Beethoven: Symphony No. 5 'Fate'
Record sleeve artwork (cca. 20 x 20 cm)
Fine, light wear.
Paint on cardboard.
This original painted maquette was created in 1966, for a record sleeve cover of the Hungarian edition of Beethoven’s Symphony No. 5.
“The Symphony No. 5 in C minor of Ludwig van Beethoven, Op. 67, was written between 1804 and 1808. It is one of the best-known compositions in classical music, and one of the most frequently played symphonies. First performed in Vienna's Theater an der Wien in 1808, the work achieved its prodigious reputation soon afterward. E. T. A. Hoffmann described the symphony as »one of the most important works of the time«. [...] The symphony and the four-note opening motif in particular, are known worldwide, with the motif appearing frequently in popular culture, from disco to rock and roll, to appearances in film and television. [...] The initial motif of the symphony has sometimes been credited with symbolic significance as a representation of Fate knocking at the door. This idea comes from Beethoven's secretary and factotum Anton Schindler, who wrote, many years after Beethoven's death: The composer himself provided the key to these depths when one day, in this author's presence, he pointed to the beginning of the first movement and expressed in these words the fundamental idea of his work: »Thus Fate knocks at the door!«.”

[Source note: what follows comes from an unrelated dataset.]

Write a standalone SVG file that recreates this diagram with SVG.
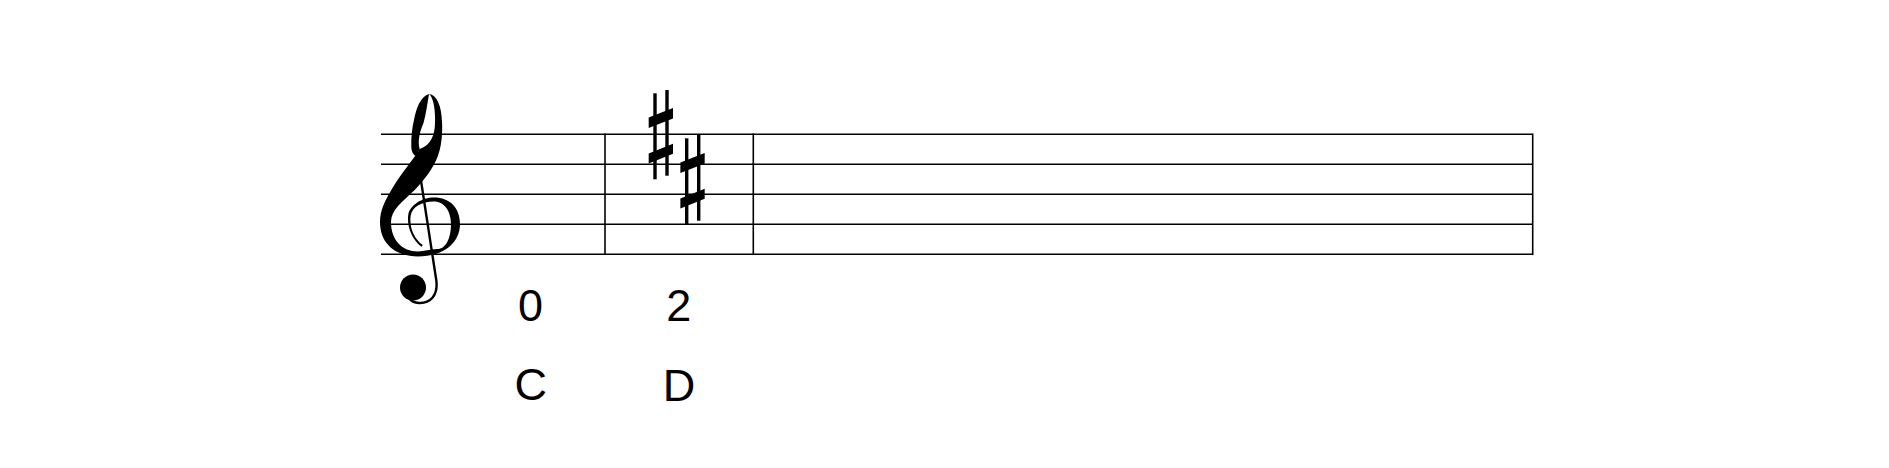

Even if the story is a myth, even if it was true, there is indeed a fateful, tragical character of Beethoven’s piece of music. Iván Váradi, the graphic artist of this painted design, also based his artwork on this feature, so much more because the title in Hungarian said: ‘Fate Symphony’. He created a highly expressive work employing black and harsh warm shades of cadmium red and yellow. A wild, vertiginous lava-like whirlpool –motif is depicted at the bottom, drifting viewers’ gaze from the title appearing in front of the black darkness above.
There is hardly any information about Iván Váradi; however, observing his available works, it is visible that a simplified, but expressive character is really common in his designs. During the 1960s his works were likely to have an artistic, expressionist style, even applying tendencies minimalist, cartoon-like, or abstract tendencies, among other ones. This modality was in harmony with the poster art of the decade as a bigger artistic freedom came true for designers.
Here we can witness the design’s connection to abstract expressionism and action painting. Although these tendencies were specifically based in the USA around the middle of the 20th century, they had important influences in Europe in the first decades of the second part of the century. Both American and European post-war painting tendencies were gestural and immensely expressive. This artwork could be distantly connected to the German Emil Schumacher’s post-war abstract expressionism, the Danish K. R. H. Sonderborg’s spiritual transformations or Kart Otto Götz German artist’s abstraction. The ecstatic rhythm here expresses philosophical deepness, a human inscape, like a surrealistic vision of fate through the powerful symbolic character of abstract forms.